Each row of houses are not very different from the other and yet, each for the hopes and dreams of an individual or family.
Known for his arabesque, mostly flat and decorative works, Santosh takes a sharp turn towards work that is distinctly different with this new body of paintings, line drawings and animation. Shorn from fussy detailing, the minimalist rendering of the houses, set against flat colour fields of red, evoke powerful feelings of enigma and discomfort. In some frames they may appear like doll houses, or an aerial image of the city that is familiar to frequent flyers.
Another view is a close-up, a dissection where walls develop a plastic quality and swell out to reveal the empty interiors, a quality that is enhanced in the artist’s animated video series.

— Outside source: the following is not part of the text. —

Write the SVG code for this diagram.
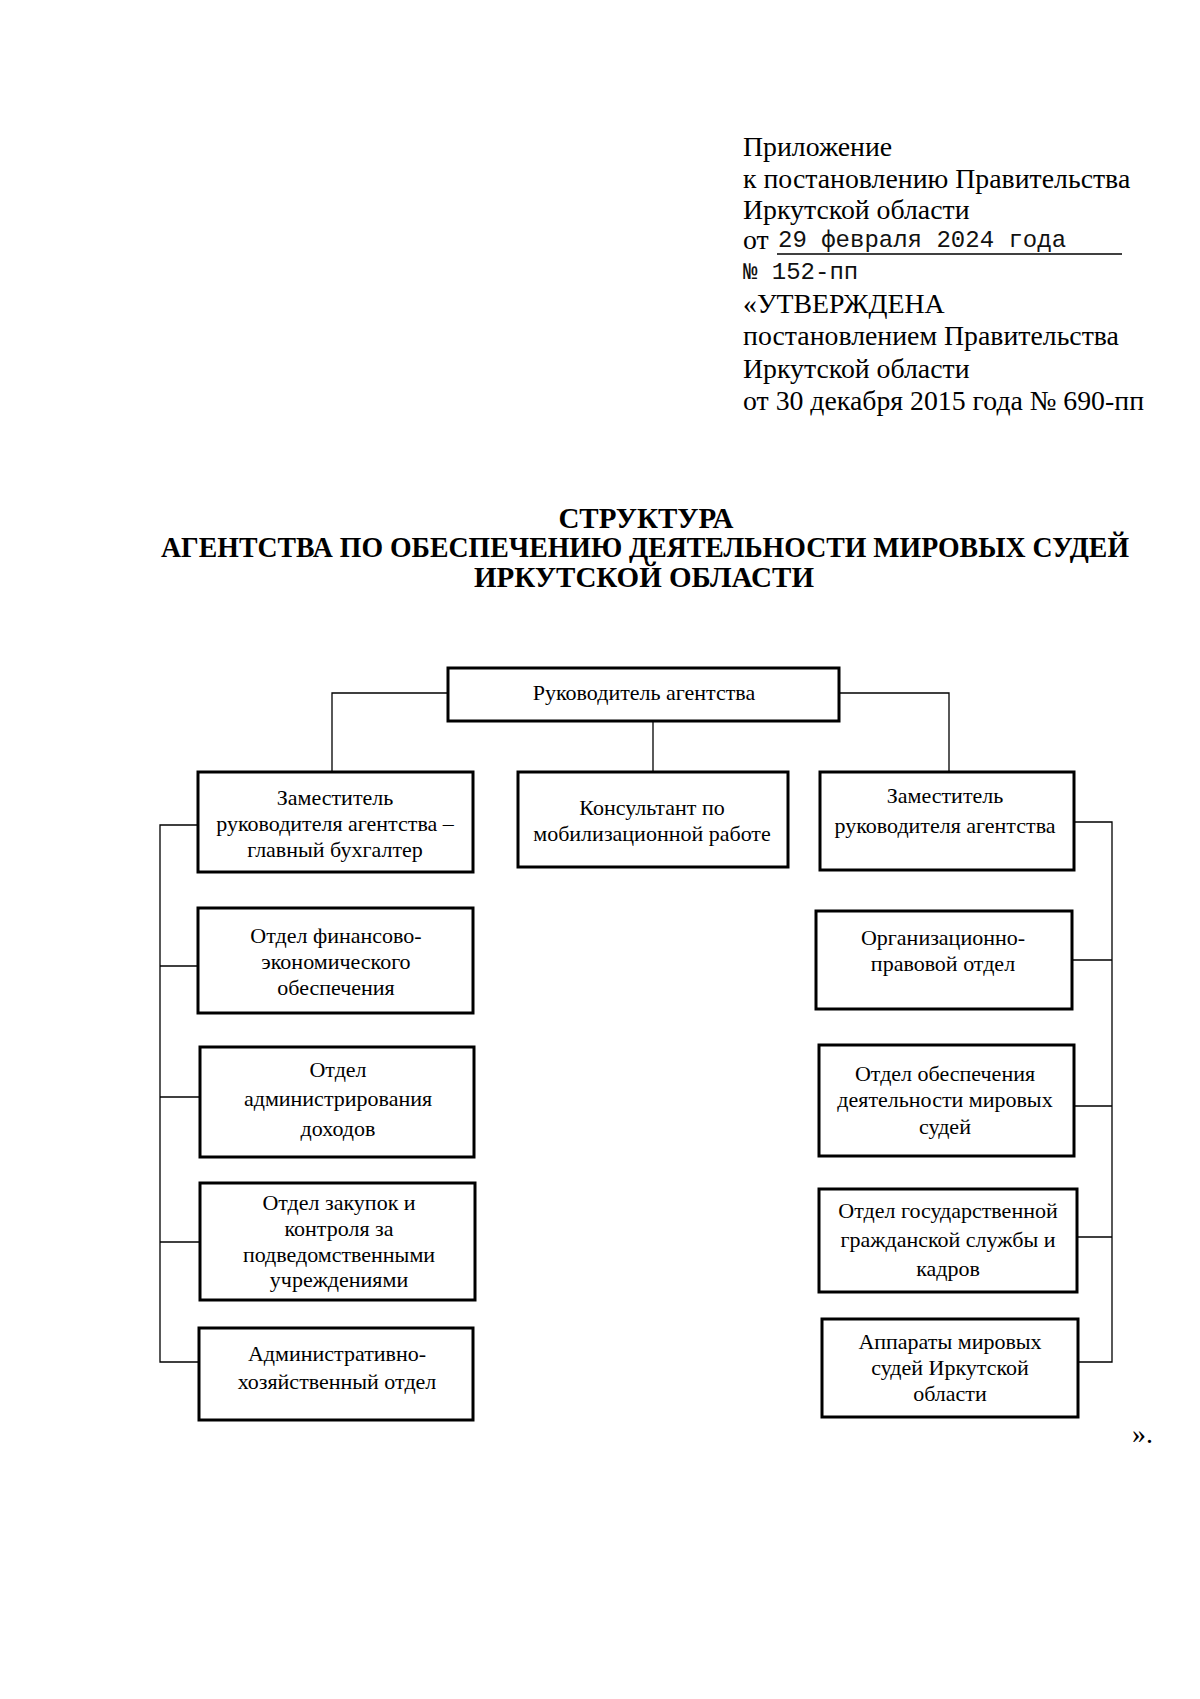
<svg xmlns="http://www.w3.org/2000/svg" width="1200" height="1699" viewBox="0 0 1200 1699">
<style>
.hd{font-family:"Liberation Serif","Times New Roman",serif;font-size:27.8px;fill:#000}
.mono{font-family:"Liberation Mono","Courier New",monospace;font-size:24px;fill:#111}
.ttl{font-family:"Liberation Serif","Times New Roman",serif;font-size:29px;font-weight:bold;fill:#000;text-anchor:middle}
.bx{fill:#fff;stroke:#000;stroke-width:3}
.tx{font-family:"Liberation Serif","Times New Roman",serif;font-size:22px;fill:#000;text-anchor:middle}
.cn{fill:none;stroke:#000;stroke-width:1.3}
</style>
<rect width="1200" height="1699" fill="#fff"/>
<g id="header">
<text class="hd" x="743" y="156">Приложение</text>
<text class="hd" x="743" y="188">к постановлению Правительства</text>
<text class="hd" x="743" y="219">Иркутской области</text>
<text class="hd" x="743" y="249">от</text>
<text class="mono" x="778" y="247">29 февраля 2024 года</text>
<line x1="777" y1="254" x2="1122" y2="254" stroke="#000" stroke-width="1.5"/>
<text class="mono" x="743" y="279">№ 152-пп</text>
<text class="hd" x="743" y="313">«УТВЕРЖДЕНА</text>
<text class="hd" x="743" y="345">постановлением Правительства</text>
<text class="hd" x="743" y="378">Иркутской области</text>
<text class="hd" x="743" y="410">от 30 декабря 2015 года № 690-пп</text>
</g>
<g id="title">
<text class="ttl" x="646" y="528">СТРУКТУРА</text>
<text class="ttl" x="645" y="557" textLength="968" lengthAdjust="spacingAndGlyphs">АГЕНТСТВА ПО ОБЕСПЕЧЕНИЮ ДЕЯТЕЛЬНОСТИ МИРОВЫХ СУДЕЙ</text>
<text class="ttl" x="644" y="587">ИРКУТСКОЙ ОБЛАСТИ</text>
</g>
<g id="connectors">
<polyline class="cn" points="448,693 332,693 332,772"/>
<polyline class="cn" points="839,693 949,693 949,772"/>
<line class="cn" x1="653" y1="721" x2="653" y2="772"/>
<polyline class="cn" points="198,825 160,825 160,1362 199,1362"/>
<line class="cn" x1="160" y1="966" x2="198" y2="966"/>
<line class="cn" x1="160" y1="1097" x2="200" y2="1097"/>
<line class="cn" x1="160" y1="1242" x2="200" y2="1242"/>
<polyline class="cn" points="1074,822 1112,822 1112,1362 1078,1362"/>
<line class="cn" x1="1072" y1="960" x2="1112" y2="960"/>
<line class="cn" x1="1074" y1="1106" x2="1112" y2="1106"/>
<line class="cn" x1="1077" y1="1237" x2="1112" y2="1237"/>
</g>
<g id="n-head">
<rect class="bx" x="448" y="668" width="391" height="53"/>
<text class="tx" x="644" y="700">Руководитель агентства</text>
</g>
<g id="n-dep-left">
<rect class="bx" x="198" y="772" width="275" height="100"/>
<text class="tx" x="335" y="805">Заместитель</text>
<text class="tx" x="335" y="831">руководителя агентства –</text>
<text class="tx" x="335" y="857">главный бухгалтер</text>
</g>
<g id="n-consult">
<rect class="bx" x="518" y="772" width="270" height="95"/>
<text class="tx" x="652" y="815">Консультант по</text>
<text class="tx" x="652" y="841">мобилизационной работе</text>
</g>
<g id="n-dep-right">
<rect class="bx" x="820" y="772" width="254" height="98"/>
<text class="tx" x="945" y="803">Заместитель</text>
<text class="tx" x="945" y="833">руководителя агентства</text>
</g>
<g id="n-fin">
<rect class="bx" x="198" y="908" width="275" height="105"/>
<text class="tx" x="336" y="943">Отдел финансово-</text>
<text class="tx" x="336" y="969">экономического</text>
<text class="tx" x="336" y="995">обеспечения</text>
</g>
<g id="n-adm">
<rect class="bx" x="200" y="1047" width="274" height="110"/>
<text class="tx" x="338" y="1077">Отдел</text>
<text class="tx" x="338" y="1106">администрирования</text>
<text class="tx" x="338" y="1136">доходов</text>
</g>
<g id="n-zak">
<rect class="bx" x="200" y="1183" width="275" height="117"/>
<text class="tx" x="339" y="1210">Отдел закупок и</text>
<text class="tx" x="339" y="1236">контроля за</text>
<text class="tx" x="339" y="1262">подведомственными</text>
<text class="tx" x="339" y="1287">учреждениями</text>
</g>
<g id="n-ahd">
<rect class="bx" x="199" y="1328" width="274" height="92"/>
<text class="tx" x="337" y="1361">Административно-</text>
<text class="tx" x="337" y="1389">хозяйственный отдел</text>
</g>
<g id="n-org">
<rect class="bx" x="816" y="911" width="256" height="98"/>
<text class="tx" x="943" y="945">Организационно-</text>
<text class="tx" x="943" y="971">правовой отдел</text>
</g>
<g id="n-obesp">
<rect class="bx" x="819" y="1045" width="255" height="111"/>
<text class="tx" x="945" y="1081">Отдел обеспечения</text>
<text class="tx" x="945" y="1107">деятельности мировых</text>
<text class="tx" x="945" y="1134">судей</text>
</g>
<g id="n-kadr">
<rect class="bx" x="819" y="1189" width="258" height="103"/>
<text class="tx" x="948" y="1218">Отдел государственной</text>
<text class="tx" x="948" y="1247">гражданской службы и</text>
<text class="tx" x="948" y="1276">кадров</text>
</g>
<g id="n-appar">
<rect class="bx" x="822" y="1319" width="256" height="98"/>
<text class="tx" x="950" y="1349">Аппараты мировых</text>
<text class="tx" x="950" y="1375">судей Иркутской</text>
<text class="tx" x="950" y="1401">области</text>
</g>
<text class="hd" x="1132" y="1443">».</text>
</svg>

Santosh was born in a small province in Maharastra, a village that he revisits to stay in touch with his roots. Perhaps it is this shuttling between urbanity and the rural sharpens his vision and brings certain issues into clear focus. Santosh is acutely aware that industry has made even commodities of culture and heritage, which is why some villages are being ‘preserved’ for their quaint and antiquated qualities. Urbanity is not encouraged, even if that means cutting back on basic amenities. The stunting of growth in villages and the acceleration of growth in cities, naturally leads to polarities and the widening of the rural urban divide. Santosh stands between these chasms measuring his space between the world he lives in now and the world that he once knew to be his home town.